If instead you are just giving everyone a head’s up that some of the above programs may have had a third or more of their graduates who served as participants in our survey report 50% or more of their time in a permanent position as going toward teaching without that fact having been established as statistically significant–fine, noted.

If you think there is some convention I am not abiding by, please do spell it out for me. If I include a study like this in a paper or research report I would, of course, aim to use the appropriate statistical method. I don’t think I have to run statistical tests for every blog post comment. I don’t think I implied that the above passed a test of statistical significance. Here is my view about statistical tests: they are tools we can use to try to discover if a finding counts as tracking a true feature of the world.

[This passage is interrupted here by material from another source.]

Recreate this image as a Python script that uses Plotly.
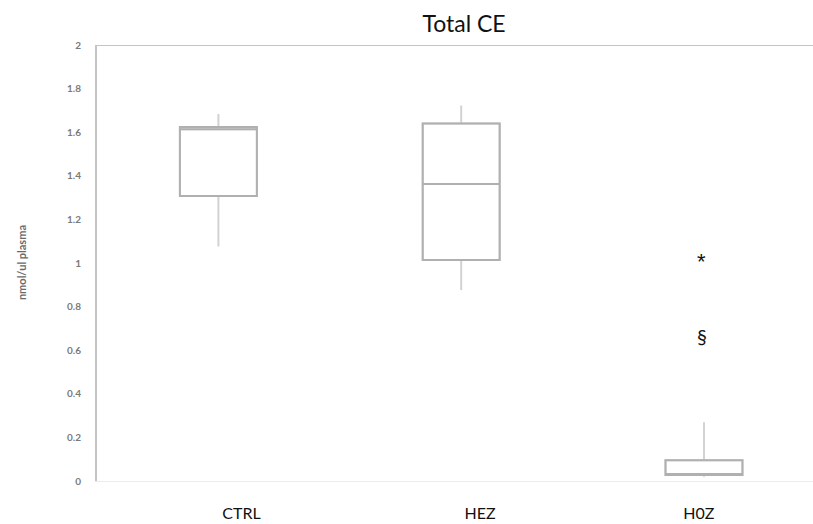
import plotly.graph_objects as go

# Group summary statistics (nmol/ul plasma)
groups = ["CTRL", "HEZ", "H0Z"]
lower_whisker = [1.076, 0.876, 0.020]
q1_values = [1.307, 1.014, 0.027]
medians = [1.614, 1.362, 0.031]
q3_values = [1.624, 1.640, 0.095]
upper_whisker = [1.683, 1.722, 0.269]

# Significance markers above the H0Z group
marker_texts = ["*", "§"]
marker_levels = [1.005, 0.665]

y_ticks = [0, 0.2, 0.4, 0.6, 0.8, 1, 1.2, 1.4, 1.6, 1.8, 2]
y_tick_text = ["0", "0.2", "0.4", "0.6", "0.8", "1", "1.2", "1.4", "1.6", "1.8", "2"]

positions = list(range(len(groups)))
label_positions = [0.095, 1.078, 1.979]

fig = go.Figure()

# Whiskers (lighter grey) drawn first
fig.add_trace(go.Box(
    x=positions,
    q1=q1_values, median=medians, q3=q3_values,
    lowerfence=lower_whisker, upperfence=upper_whisker,
    width=0.317, whiskerwidth=0,
    fillcolor="rgba(0,0,0,0)",
    line=dict(color="#d2d2d2", width=2),
    boxpoints=False, hoverinfo="skip", showlegend=False,
))
# Box outline and median on top, in a darker grey
fig.add_trace(go.Box(
    x=positions,
    q1=q1_values, median=medians, q3=q3_values,
    lowerfence=q1_values, upperfence=q3_values,
    width=0.317, whiskerwidth=0,
    fillcolor="rgba(255,255,255,0)",
    line=dict(color="#b0b0b0", width=2),
    boxpoints=False, showlegend=False,
))

for txt, lvl, fam, sz in zip(marker_texts, marker_levels,
                             ["Liberation Sans", "Lato"], [22, 20]):
    fig.add_annotation(x=positions[2] - 0.01, y=lvl, text=txt, showarrow=False,
                       font=dict(family=fam, size=sz, color="#111111"),
                       xanchor="center", yanchor="middle")

# Top frame line at the axis maximum
fig.add_shape(type="line", xref="paper", yref="y", x0=0, x1=1, y0=2, y1=2,
              line=dict(color="#c4c4c4", width=2))

fig.add_annotation(xref="paper", yref="paper", x=-0.106, y=0.5,
                   text="<b>nmol/ul plasma</b>", textangle=-90, showarrow=False,
                   font=dict(family="Lato", size=11, color="#6a6a6a"),
                   xanchor="center", yanchor="middle")

fig.update_layout(
    width=813, height=524,
    margin=dict(l=97, r=0, t=45, b=43, autoexpand=False),
    paper_bgcolor="white", plot_bgcolor="white",
    title=dict(text="Total CE", x=464 / 813, xanchor="center", y=1 - 24 / 524,
               yanchor="middle", font=dict(family="Lato", size=23, color="#111111")),
    xaxis=dict(
        range=[-0.5, 2.449], tickmode="array", tickvals=label_positions,
        ticktext=groups, showgrid=False, zeroline=False, automargin=False,
        showline=True, linecolor="#ececec", linewidth=1,
        ticks="", tickfont=dict(family="Lato", size=16, color="#111111"),
        ticklabelstandoff=18,
    ),
    yaxis=dict(
        range=[0, 2], tickmode="array", tickvals=y_ticks, ticktext=y_tick_text,
        showgrid=False, zeroline=False, automargin=False,
        showline=True, linecolor="#c4c4c4", linewidth=2,
        ticks="", tickfont=dict(family="Lato", size=10, color="#7a7a7a", weight="bold"),
        ticklabelstandoff=12,
    ),
)

fig.write_html("out.html")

Such a test cannot prove this on its own–it has to be the right test, the data have to be good and sufficiently powered, and one can’t have already engaged in p-hacking, such as running a test on every idea that one might have had along the way. I am trying to be careful about all of this, but I am open to advice from those who are knowledgeable about the use of statistical methods in the social sciences. As it happens, I already count on the advice of such people, but if others have thoughts or advice on these matters. please feel free to reach out to me.

David Mark Wallace
David Mark Wallace
Reply to  Carolyn Jennings
4 years ago

To Caroline:

The second, basically: it’s an observation that people shouldn’t read too much into the results you give because it’s not at all clear they’re more than noise.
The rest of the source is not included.